Alas, unless your French is damn near fluent, the pity is that some of this
record's fun won't read: it's clear, for example, that the series of emphasised
rhymed phrases on vit...on rit...on suit...on fuit...on fouis...
chanted throughout the first track are a play of some kind, but that particular
plaisanterie is perdue on me, as is the joke in some of these
incredibly long and arcane titles; I thought titling the intro track on the
last album Jeunesse Sonique, Tu Dors (En Cage) was brilliant (after
I'd worked it out), and I think Ex Éleveur de Renards Argentes
on this one translates as Ex-Silver Fox Breeder, and might be equally
witty, but why, why, why? Fortunately, the fun is only marginally verbal:
the musical rug-pulling is endless, and endlessly inventive.
Continually swooping in and out of the orbits of krautrock, anti-funk, hardcore
punk, and noise, nodding impolitely at such doddering oldies as the Velvet
Underground and Talking Heads, and with Sonic Youth never very far away, Fly
Pan Am nevertheless ploughs a singularly eccentric furrow in the postrock
landscape. The short track preceding the extraordinary eleven-minute ghost-train
ride Trés Trés "Retro" , for instance, consists
of the distantly-reiterated announcement, Le Fly Pan Am in a stern
female flight attendant voice as if heard from inside the mouth of someone
chewing gum whilst using an electric razor - and it's utterly mesmerising.
With musical quotes spreading as far apart as Messiaen and Mike Oldfield,
and (dare it be said) a sort of shy exotic lyricism often hovering, barely
audibly, as far back in the mix as it will go, this latest album suggests
a decisive step forward from the preceding two. It's as uncompromisingly experimental
as both, but neither manifests the more willing spirit of engagement that
seems to pervade N'Écoutez Pas. The first two of FPA's albums
display a deliberate and calculated carelessness towards the listener's sensibilities.
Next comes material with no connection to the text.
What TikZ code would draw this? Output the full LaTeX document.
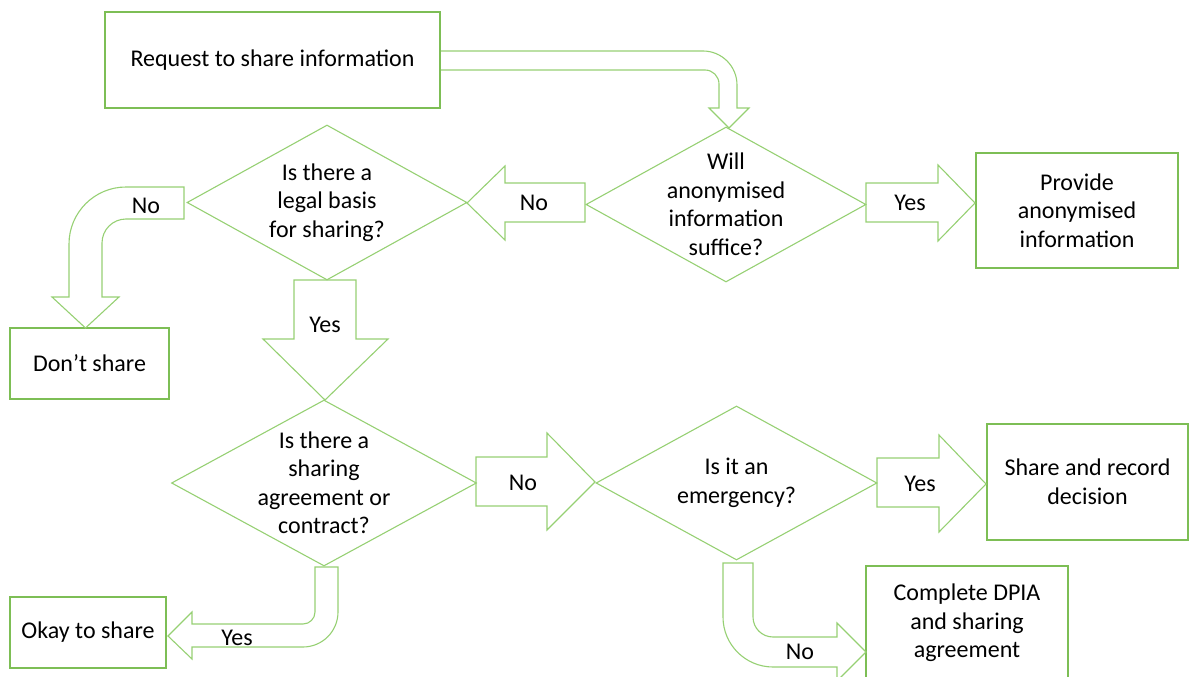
\documentclass[tikz,border=0pt]{standalone}
\usepackage{fontspec}
\setmainfont{Carlito}
\usetikzlibrary{shapes.geometric}

\definecolor{boxgreen}{RGB}{125,190,85}
\definecolor{arrowgreen}{RGB}{150,208,115}

\tikzset{
  txt/.style={font=\fontsize{24}{28.5}\selectfont, align=center, inner sep=0pt},
  box/.style={txt, draw=boxgreen, line width=1.3pt},
  diam/.style={diamond, draw=arrowgreen, line width=1.1pt, inner sep=0pt},
  blockarrow/.style={draw=arrowgreen, line width=1.1pt, line join=miter},
  lbl/.style={txt}
}

\begin{document}
\begin{tikzpicture}[x=1pt,y=-1pt]
\useasboundingbox (0,0) rectangle (1195,677);

% the boxes
\node[box, minimum width=335pt, minimum height=96pt] (request) at (272.5,60) {Request to share information};
\node[box, minimum width=202pt, minimum height=115pt] (provide) at (1077,210.5) {Provide\\anonymised\\information};
\node[box, minimum width=159pt, minimum height=71pt] (dont) at (89.5,363.5) {Don't share};
\node[box, minimum width=201pt, minimum height=116pt] (share) at (1087.5,482) {Share and record\\decision};
\node[box, minimum width=156pt, minimum height=71pt] (okay) at (88,632.5) {Okay to share};
\node[box, minimum width=202pt, minimum height=114pt] (dpia) at (967,623) {Complete DPIA\\and sharing\\agreement};

% the decisions
\node[diam, minimum width=280pt, minimum height=155pt,
  label={[txt]center:Will\\anonymised\\information\\suffice?}] (anon) at (726,204.5) {};
\node[diam, minimum width=280pt, minimum height=155pt,
  label={[txt]center:Is there a\\legal basis\\for sharing?}] (legal) at (327,202.5) {};
\node[diam, minimum width=305pt, minimum height=166pt,
  label={[txt]center:Is there a\\sharing\\agreement or\\contract?}] (agree) at (324,483) {};
\node[diam, minimum width=281pt, minimum height=154pt,
  label={[txt]center:Is it an\\emergency?}] (emerg) at (736.5,483) {};

% the straight arrows
\draw[blockarrow] (585,183) -- (505,183) -- (505,166) -- (467,203) -- (505,240) -- (505,222) -- (585,222) -- cycle;
\draw[blockarrow] (866,183) -- (938,183) -- (938,165) -- (975,203) -- (938,241) -- (938,222) -- (866,222) -- cycle;
\draw[blockarrow] (294,280) -- (356,280) -- (356,339) -- (388,339) -- (325,400) -- (263,339) -- (294,339) -- cycle;
\draw[blockarrow] (476,457) -- (547,457) -- (547,433) -- (595,482) -- (547,530) -- (547,506) -- (476,506) -- cycle;
\draw[blockarrow] (877,458) -- (939,458) -- (939,435) -- (986,484) -- (939,532) -- (939,507) -- (877,507) -- cycle;

% the bent arrows
\draw[blockarrow] (441,51) -- (703,51) arc[start angle=-90,end angle=0,radius=34] -- (737,108) -- (749,108)
  -- (729,128) -- (709,108) -- (719,108) -- (719,84) arc[start angle=0,end angle=-90,radius=14] -- (441,70);
\draw[blockarrow] (184,187) -- (126,187) arc[start angle=-90,end angle=-180,radius=57] -- (69,297) -- (52,297)
  -- (85.5,328) -- (119,297) -- (102,297) -- (102,243) arc[start angle=180,end angle=270,radius=24] -- (184,219) -- cycle;
\draw[blockarrow] (315,567) -- (338,567) -- (338,612) arc[start angle=0,end angle=90,radius=35] -- (192,647) -- (192,659)
  -- (168,636) -- (192,612) -- (192,624) -- (303,624) arc[start angle=90,end angle=0,radius=12] -- cycle;
\draw[blockarrow] (723,563) -- (723,617) arc[start angle=180,end angle=90,radius=50] -- (837,667) -- (837,681)
  -- (866,652) -- (837,623) -- (837,637) -- (773,637) arc[start angle=90,end angle=180,radius=20] -- (753,563) -- cycle;

% labels
\node[lbl] (nolegal) at (146,206) {No};
\node[lbl] (noanon) at (534,203) {No};
\node[lbl] (yesanon) at (910,203) {Yes};
\node[lbl] (yeslegal) at (325,325) {Yes};
\node[lbl] (noagree) at (523,483) {No};
\node[lbl] (yesemerg) at (920,484) {Yes};
\node[lbl] (yesagree) at (237,638) {Yes};
\node[lbl] (noemerg) at (800,652) {No};

\end{tikzpicture}
\end{document}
The work is deliberately cold, distant, and disagreeable. N'Écoutez
Pas seems to acknowledge that yes, maybe they have been taking themselves
a little too seriously. Indeed, Tellier-Craig admits, in a recent interview
(with the zine 'Voir') that, in this album, ...nous avions envie de
faire une musique plus humaine, qui reflétait notre amour pour elle,
plutôt que d'en faire une qui est détestable! (...we
wanted to make a more human music, that reflected our love of it, rather than
making something horrible!) Are you listening, Darius?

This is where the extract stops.